That policy, which continued until the 1960s, has continued affects on native communities today, says a bill filed this week by Sen. Elizabeth Warren, D-Mass., and Rep. Deb Haaland, D-N.M.

The United States has never fully accounted for the harms caused by the schools, the lawmakers said. Their bill, which has attracted a bipartisan list of cosponsors, would form a “Truth and Healing Commission on Indian Boarding School Policy” to compile records and oral accounts of what happened in at 367 Indian boarding schools across 30 states. Those schools educated children as young as five years old and sometimes forced them into labor in white communities far from their homes, advocacy groups say, but many records of their practices have been lost or destroyed.

The legislation uses some blunt language to make the case for a deep examination of the schools’ history.

“The Indian Boarding School Policy was adopted by the United States Government to strip American Indian and Alaska Native children of their indigenous identities, beliefs, and traditional languages to assimilate them into White American culture through federally funded Christian-run schools, which had the effect of cultural genocide,” the bill says.

An early model for those off-site boarding schools was the Carlisle Indian Industrial School in Carlisle, Penn., where founder Gen. Richard Pratt operated under the motto “kill the Indian in him, and save the man.” Education Week included the Carlisle school in a previous series on Indian education. A timeline shows an archival photo of long-haired students when they first arrived at the school wearing clothing from home. In the next photo, taken four months later, they have short-cropped hair and military-style clothing.

“I know not many people are aware of the history of Indian boarding schools, and I know it’s not taught in schools—but our country must do better to acknowledge our real history and push for truth and reconciliation,” Haaland, one of the first Native American women elected to Congress, said in a statement. “The commission that U.S. Senator Warren and my colleagues want to create will be the first step to the healing that Native communities desperately need.”

Warren, who has previously teamed up with Haaland on bills that address native issues, called the boarding school policy “a stain on America’s history.”
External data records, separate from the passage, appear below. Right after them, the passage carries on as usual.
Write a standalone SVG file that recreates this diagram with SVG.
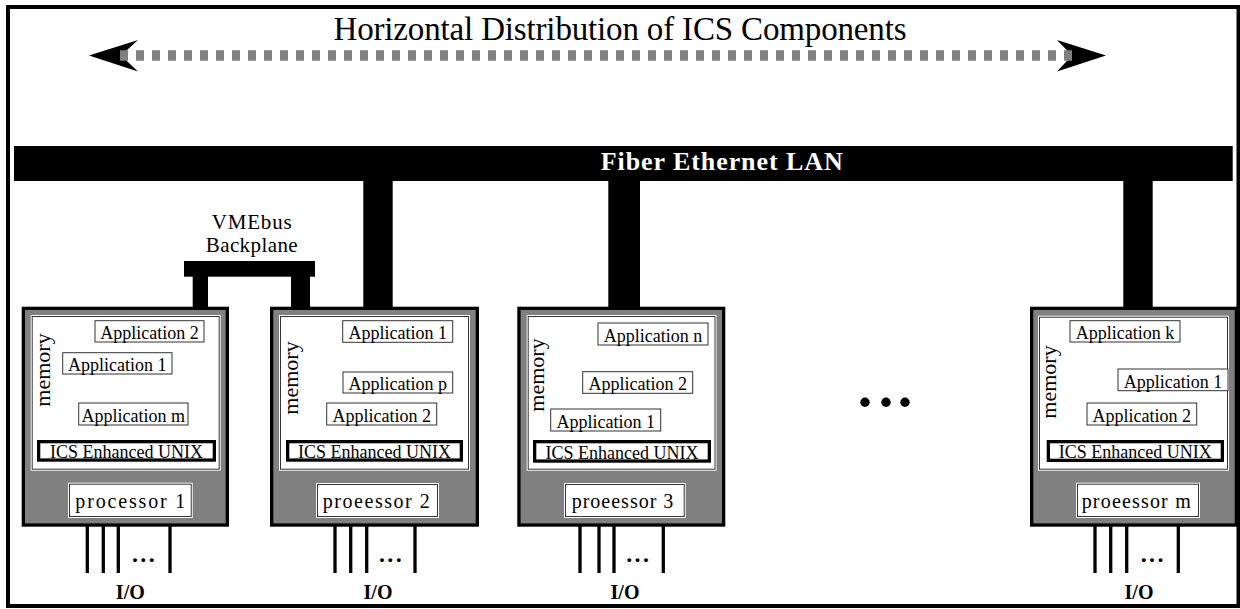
<svg xmlns="http://www.w3.org/2000/svg" width="1240" height="609" viewBox="0 0 1240 609">
<style>
text{font-family:"Liberation Serif","Times New Roman",serif;fill:#000}
.box{fill:#808080;stroke:#000;stroke-width:3.3}
.mem{fill:#fff}
.line{fill:none;stroke:#333;stroke-width:1}
.app{fill:#fff;stroke:#333;stroke-width:1}
.at{font-size:18px;text-anchor:middle}
.os{fill:#fff;stroke:#000;stroke-width:3.3}
.pt{font-size:20px;text-anchor:middle}
.mt{font-size:22px;text-anchor:middle}
.io{stroke:#000;stroke-width:3.3}
.iot{font-size:20px;font-weight:bold;text-anchor:middle}
.dd{font-size:24px;font-weight:bold}
.bar{fill:#000}
</style>
<rect x="8" y="7" width="1230.5" height="599" fill="#fff" stroke="#000" stroke-width="4"/>

<g id="title">
<text x="620" y="40" font-size="33" text-anchor="middle" textLength="573" lengthAdjust="spacing">Horizontal Distribution of ICS Components</text>
<polygon points="89,55.5 138,40 121,55.5 138,71.5" fill="#000"/>
<polygon points="1106,55.5 1057,40 1072,55.5 1057,71.5" fill="#000"/>
<line x1="120" y1="55.5" x2="1072" y2="55.5" stroke="#808080" stroke-width="10.7" stroke-dasharray="8 8"/>
</g>

<g id="connectors">
<rect id="lan" class="bar" x="14" y="146" width="1218.7" height="35"/>
<rect class="bar" x="363.3" y="180" width="29.4" height="128"/>
<rect class="bar" x="608.3" y="180" width="31.7" height="128"/>
<rect class="bar" x="1123.3" y="180" width="29.4" height="128"/>
<rect id="vme" class="bar" x="184" y="261" width="131" height="15.7"/>
<rect class="bar" x="192.7" y="275" width="15.3" height="33"/>
<rect class="bar" x="291" y="275" width="19" height="33"/>
</g>
<text x="721.7" y="170" font-size="26" font-weight="bold" text-anchor="middle" textLength="242" lengthAdjust="spacing" style="fill:#fff">Fiber Ethernet LAN</text>
<text x="251.7" y="229" font-size="21" text-anchor="middle" textLength="80" lengthAdjust="spacing">VMEbus</text>
<text x="251.7" y="251.7" font-size="21" text-anchor="middle" textLength="92" lengthAdjust="spacing">Backplane</text>

<g id="proc1">
<rect class="box" x="23.35" y="308.35" width="204" height="216.7"/>
<rect class="mem" x="30.7" y="315" width="190" height="155.7"/>
<rect class="line" x="32.2" y="316.5" width="187" height="152.7"/>
<text class="mt" transform="translate(50,370) rotate(-90)">memory</text>
<rect class="app" x="95" y="320.7" width="109" height="21.3"/>
<text class="at" x="149.5" y="339">Application 2</text>
<rect class="app" x="62.7" y="352.7" width="109.3" height="21.3"/>
<text class="at" x="117.3" y="371">Application 1</text>
<rect class="app" x="78.7" y="403" width="109.3" height="22"/>
<text class="at" x="133.3" y="422">Application m</text>
<rect class="os" x="38.65" y="441.65" width="175.7" height="18.4"/>
<text class="at" x="126.5" y="458">ICS Enhanced UNIX</text>
<rect class="mem" x="68" y="482.7" width="124.7" height="35.3"/>
<rect class="line" x="69.5" y="484.2" width="121.7" height="32.3"/>
<text class="pt" x="130.3" y="508" textLength="110" lengthAdjust="spacing">processor 1</text>
<line class="io" x1="87.3" y1="526" x2="87.3" y2="573"/>
<line class="io" x1="103.3" y1="526" x2="103.3" y2="573"/>
<line class="io" x1="118.3" y1="526" x2="118.3" y2="573"/>
<line class="io" x1="170" y1="526" x2="170" y2="573"/>
<text class="dd" x="132 140.3 148.7" y="561.5">...</text>
<text class="iot" x="130.3" y="599">I/O</text>
</g>

<g id="proc2">
<rect class="box" x="271.65" y="308.35" width="205.7" height="216.7"/>
<rect class="mem" x="279" y="315" width="191" height="155.7"/>
<rect class="line" x="280.5" y="316.5" width="188" height="152.7"/>
<text class="mt" transform="translate(298,378) rotate(-90)">memory</text>
<rect class="app" x="342.7" y="320.7" width="110" height="21.6"/>
<text class="at" x="397.7" y="339">Application 1</text>
<rect class="app" x="343" y="372" width="109.7" height="21"/>
<text class="at" x="397.8" y="390">Application p</text>
<rect class="app" x="326.7" y="403" width="110" height="22"/>
<text class="at" x="381.7" y="422">Application 2</text>
<rect class="os" x="287.65" y="441.65" width="173.7" height="18.4"/>
<text class="at" x="374.5" y="458">ICS Enhanced UNIX</text>
<rect class="mem" x="316" y="483" width="123" height="35"/>
<rect class="line" x="317.5" y="484.5" width="120" height="32"/>
<text class="pt" x="376.3" y="508" textLength="107" lengthAdjust="spacing">proeessor 2</text>
<line class="io" x1="335" y1="526" x2="335" y2="573"/>
<line class="io" x1="350.7" y1="526" x2="350.7" y2="573"/>
<line class="io" x1="366.7" y1="526" x2="366.7" y2="573"/>
<line class="io" x1="415" y1="526" x2="415" y2="573"/>
<text class="dd" x="379 387.3 395.7" y="561.5">...</text>
<text class="iot" x="378" y="599">I/O</text>
</g>

<g id="proc3">
<rect class="box" x="518.95" y="308.35" width="204.7" height="216.7"/>
<rect class="mem" x="526.7" y="315" width="189.8" height="155.7"/>
<rect class="line" x="528.2" y="316.5" width="186.8" height="152.7"/>
<text class="mt" transform="translate(544,375) rotate(-90)">memory</text>
<rect class="app" x="598" y="323" width="110" height="22"/>
<text class="at" x="653" y="342">Application n</text>
<rect class="app" x="582.7" y="371.7" width="110" height="21.6"/>
<text class="at" x="637.7" y="390">Application 2</text>
<rect class="app" x="550.7" y="409" width="110" height="22"/>
<text class="at" x="605.7" y="428">Application 1</text>
<rect class="os" x="534.65" y="441.65" width="174.7" height="19.4"/>
<text class="at" x="622" y="458.5">ICS Enhanced UNIX</text>
<rect class="mem" x="564" y="483" width="121.7" height="35"/>
<rect class="line" x="565.5" y="484.5" width="118.7" height="32"/>
<text class="pt" x="622.5" y="508" textLength="101.6" lengthAdjust="spacing">proeessor 3</text>
<line class="io" x1="580" y1="526" x2="580" y2="573"/>
<line class="io" x1="599" y1="526" x2="599" y2="573"/>
<line class="io" x1="614" y1="526" x2="614" y2="573"/>
<line class="io" x1="663.3" y1="526" x2="663.3" y2="573"/>
<text class="dd" x="626.3 634.6 643" y="561.5">...</text>
<text class="iot" x="625" y="599">I/O</text>
</g>

<g id="ellipsis">
<circle cx="865" cy="402.3" r="4.7"/>
<circle cx="886" cy="402.3" r="4.7"/>
<circle cx="905" cy="402.3" r="4.7"/>
</g>

<g id="procm">
<rect class="box" x="1031.65" y="308.35" width="204.7" height="216.7"/>
<rect class="mem" x="1038" y="315.7" width="191" height="155"/>
<rect class="line" x="1039.5" y="317.2" width="188" height="152"/>
<text class="mt" transform="translate(1056,382) rotate(-90)">memory</text>
<rect class="app" x="1070" y="320.7" width="110" height="21.3"/>
<text class="at" x="1125" y="339">Application k</text>
<rect class="app" x="1118" y="369" width="110" height="21.7"/>
<text class="at" x="1173" y="388">Application 1</text>
<rect class="app" x="1087" y="403" width="109.7" height="22"/>
<text class="at" x="1141.8" y="422">Application 2</text>
<rect class="os" x="1048.35" y="441.65" width="174" height="18.7"/>
<text class="at" x="1135.3" y="458">ICS Enhanced UNIX</text>
<rect class="mem" x="1076" y="482.7" width="124" height="35.3"/>
<rect class="line" x="1077.5" y="484.2" width="121" height="32.3"/>
<text class="pt" x="1136.2" y="508" textLength="109" lengthAdjust="spacing">proeessor m</text>
<line class="io" x1="1095" y1="526" x2="1095" y2="573"/>
<line class="io" x1="1110.7" y1="526" x2="1110.7" y2="573"/>
<line class="io" x1="1126.7" y1="526" x2="1126.7" y2="573"/>
<line class="io" x1="1178.3" y1="526" x2="1178.3" y2="573"/>
<text class="dd" x="1140.7 1149 1157.4" y="561.5">...</text>
<text class="iot" x="1139" y="599">I/O</text>
</g>
</svg>
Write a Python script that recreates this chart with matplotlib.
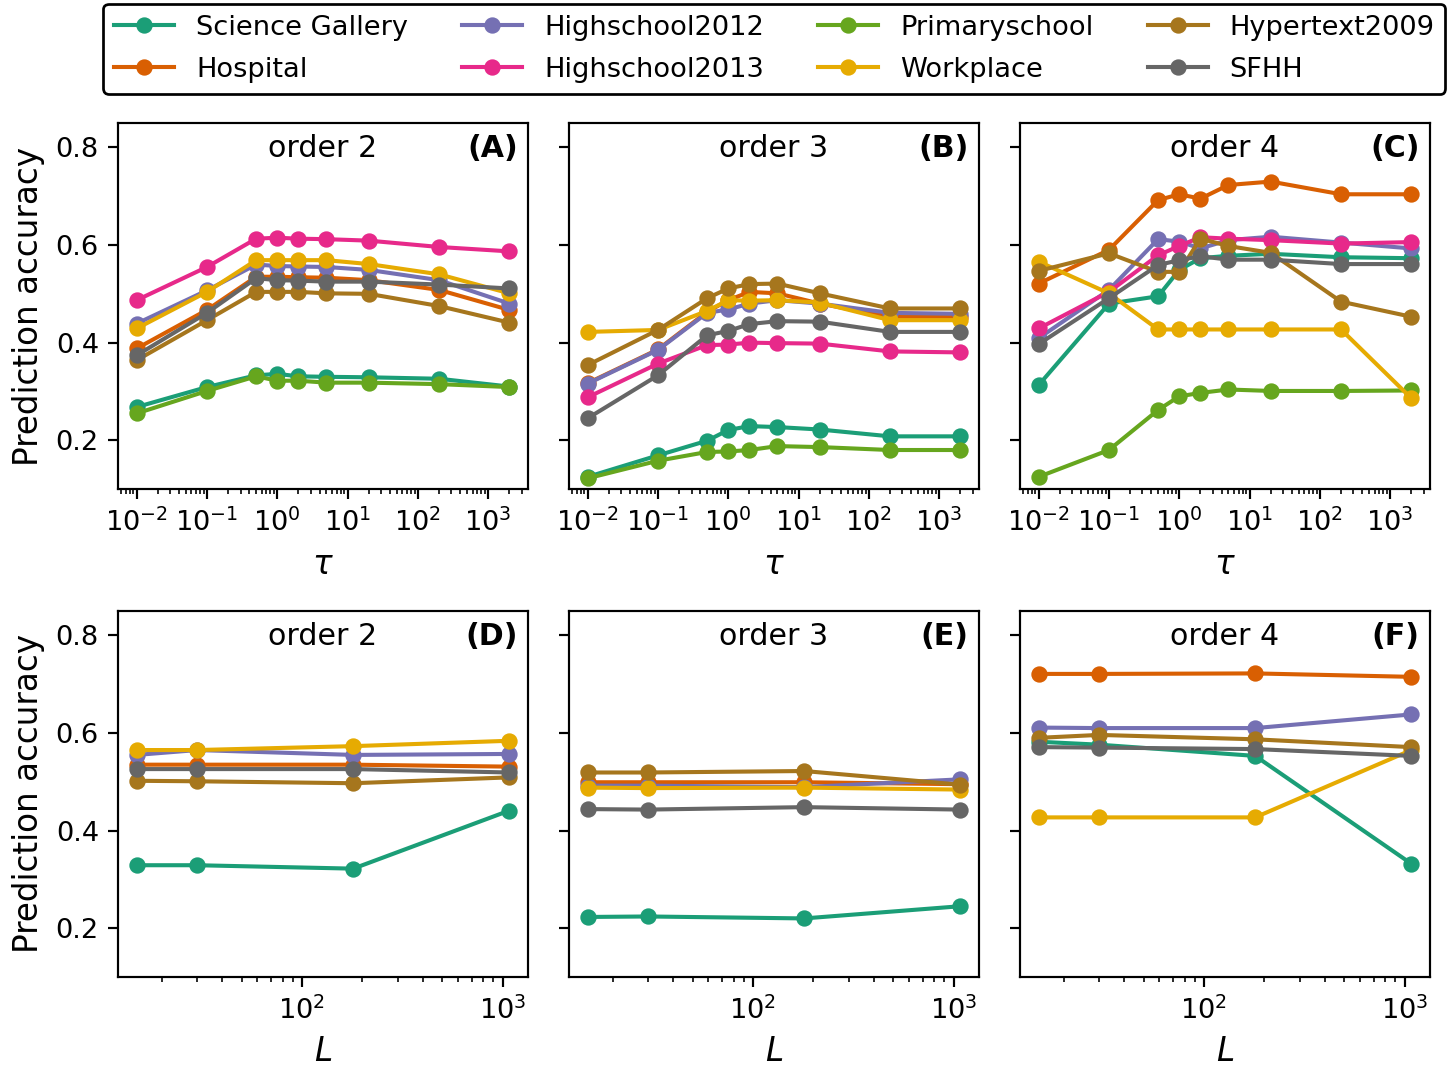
import numpy as np
import matplotlib.pyplot as plt
from matplotlib.ticker import LogLocator

DPI = 196

datasets = ["Science Gallery", "Hospital", "Highschool2012", "Highschool2013",
            "Primaryschool", "Workplace", "Hypertext2009", "SFHH"]
colors = ["#1b9e77", "#d95f02", "#7570b3", "#e7298a",
          "#66a61e", "#e6ab02", "#a6761d", "#666666"]

tau = [0.01, 0.1, 0.5, 1, 2, 5, 20, 200, 2000]
L = [15, 30, 180, 1080]

# accuracy vs tau, one dict per order
tau_order2 = {
    "Science Gallery": [0.268, 0.309, 0.333, 0.336, 0.331, 0.330, 0.329, 0.326, 0.310],
    "Hospital":        [0.388, 0.467, 0.535, 0.535, 0.534, 0.533, 0.528, 0.508, 0.467],
    "Highschool2012":  [0.439, 0.507, 0.560, 0.557, 0.556, 0.555, 0.549, 0.528, 0.480],
    "Highschool2013":  [0.487, 0.555, 0.613, 0.615, 0.613, 0.612, 0.609, 0.596, 0.587],
    "Primaryschool":   [0.255, 0.301, 0.331, 0.322, 0.322, 0.318, 0.318, 0.315, 0.309],
    "Workplace":       [0.429, 0.504, 0.569, 0.569, 0.569, 0.569, 0.561, 0.540, 0.501],
    "Hypertext2009":   [0.364, 0.446, 0.504, 0.504, 0.504, 0.501, 0.500, 0.475, 0.441],
    "SFHH":            [0.374, 0.461, 0.532, 0.528, 0.527, 0.525, 0.525, 0.519, 0.511],
}
tau_order3 = {
    "Science Gallery": [0.125, 0.169, 0.199, 0.221, 0.229, 0.227, 0.222, 0.208, 0.208],
    "Hospital":        [0.317, 0.386, 0.463, 0.487, 0.504, 0.501, 0.480, 0.453, 0.453],
    "Highschool2012":  [0.316, 0.385, 0.461, 0.468, 0.480, 0.487, 0.480, 0.461, 0.459],
    "Highschool2013":  [0.288, 0.357, 0.395, 0.396, 0.400, 0.399, 0.398, 0.382, 0.380],
    "Primaryschool":   [0.122, 0.158, 0.176, 0.177, 0.180, 0.188, 0.186, 0.180, 0.180],
    "Workplace":       [0.422, 0.426, 0.465, 0.487, 0.486, 0.487, 0.482, 0.446, 0.446],
    "Hypertext2009":   [0.354, 0.426, 0.491, 0.511, 0.520, 0.521, 0.501, 0.470, 0.470],
    "SFHH":            [0.245, 0.333, 0.415, 0.424, 0.438, 0.444, 0.443, 0.422, 0.422],
}
tau_order4 = {
    "Science Gallery": [0.313, 0.480, 0.495, 0.549, 0.573, 0.578, 0.582, 0.575, 0.573],
    "Hospital":        [0.521, 0.590, 0.692, 0.704, 0.695, 0.723, 0.730, 0.704, 0.704],
    "Highschool2012":  [0.409, 0.508, 0.612, 0.607, 0.593, 0.610, 0.617, 0.605, 0.593],
    "Highschool2013":  [0.429, 0.504, 0.579, 0.598, 0.616, 0.613, 0.610, 0.603, 0.606],
    "Primaryschool":   [0.125, 0.180, 0.262, 0.290, 0.297, 0.304, 0.301, 0.301, 0.302],
    "Workplace":       [0.566, 0.501, 0.427, 0.427, 0.427, 0.427, 0.427, 0.427, 0.286],
    "Hypertext2009":   [0.547, 0.583, 0.545, 0.545, 0.613, 0.598, 0.584, 0.484, 0.453],
    "SFHH":            [0.397, 0.491, 0.559, 0.569, 0.577, 0.570, 0.570, 0.561, 0.561],
}

# accuracy vs L, one dict per order
L_order2 = {
    "Science Gallery": [0.329, 0.329, 0.322, 0.441],
    "Hospital":        [0.535, 0.535, 0.535, 0.531],
    "Highschool2012":  [0.555, 0.565, 0.555, 0.557],
    "Workplace":       [0.565, 0.565, 0.573, 0.584],
    "Hypertext2009":   [0.502, 0.501, 0.497, 0.509],
    "SFHH":            [0.526, 0.526, 0.526, 0.519],
}
L_order3 = {
    "Science Gallery": [0.223, 0.224, 0.220, 0.245],
    "Hospital":        [0.499, 0.499, 0.499, 0.495],
    "Highschool2012":  [0.492, 0.492, 0.489, 0.505],
    "Workplace":       [0.488, 0.487, 0.488, 0.484],
    "Hypertext2009":   [0.519, 0.519, 0.522, 0.494],
    "SFHH":            [0.444, 0.443, 0.448, 0.443],
}
L_order4 = {
    "Science Gallery": [0.582, 0.576, 0.553, 0.332],
    "Hospital":        [0.721, 0.721, 0.722, 0.715],
    "Highschool2012":  [0.611, 0.610, 0.610, 0.638],
    "Workplace":       [0.427, 0.427, 0.427, 0.565],
    "Hypertext2009":   [0.590, 0.596, 0.587, 0.571],
    "SFHH":            [0.571, 0.570, 0.567, 0.553],
}

panels = [
    (tau, tau_order2, "order 2", "(A)", r"$\tau$"),
    (tau, tau_order3, "order 3", "(B)", r"$\tau$"),
    (tau, tau_order4, "order 4", "(C)", r"$\tau$"),
    (L, L_order2, "order 2", "(D)", r"$L$"),
    (L, L_order3, "order 3", "(E)", r"$L$"),
    (L, L_order4, "order 4", "(F)", r"$L$"),
]

fig, axes = plt.subplots(2, 3, figsize=(1450 / DPI, 1066 / DPI), dpi=DPI, sharey=True)
fig.subplots_adjust(left=0.0814, right=0.9862, top=0.8846, bottom=0.0835,
                    wspace=0.1, hspace=0.333)

for ax, (x, data, order, tag, xlab) in zip(axes.flat, panels):
    for name, c in zip(datasets, colors):
        if name in data:
            ax.plot(x, data[name], "o-", color=c, lw=1.5, ms=5, label=name)
    ax.set_xscale("log")
    ax.xaxis.set_major_locator(LogLocator(base=10, numticks=20))
    ax.xaxis.set_minor_locator(LogLocator(base=10, subs=np.arange(2, 10), numticks=20))
    ax.set_xlabel(xlab, fontsize=12)
    ax.text(0.5, 0.93, order, transform=ax.transAxes, ha="center", va="center", fontsize=11)
    ax.text(0.975, 0.93, tag, transform=ax.transAxes, ha="right", va="center",
            fontsize=11, fontweight="bold")

axes[0, 0].set_ylim(0.1, 0.85)
axes[0, 0].set_yticks([0.2, 0.4, 0.6, 0.8])
for ax in axes[:, 0]:
    ax.set_ylabel("Prediction accuracy", fontsize=12)

handles, labels = axes[0, 0].get_legend_handles_labels()
fig.legend(handles, labels, loc="upper center", bbox_to_anchor=(0.534, 0.999),
           ncol=4, edgecolor="k", fancybox=True, framealpha=1, borderaxespad=0.1,
           handlelength=2.2, labelspacing=0.6)

fig.savefig("out.png", dpi=DPI)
Today, Native American students still lag behind their white peers in academic outcomes, and their stories are frequently overlooked in U.S. history texts. At public schools that work with large populations of Native American students, educators say policies of the past have led to generations of distrust of the government and the education system. In Oregon, for example, a group of districts sought to tackle chronic absenteeism among native students by rebuilding connections with their communities and by incorporating native language and symbols into their classrooms.

A 2018 report by the U.S. Commission on Civil Rights documented some of those ongoing harms, calling boarding schools a “crucial precursor to many of the existing problems for some Native Americans.”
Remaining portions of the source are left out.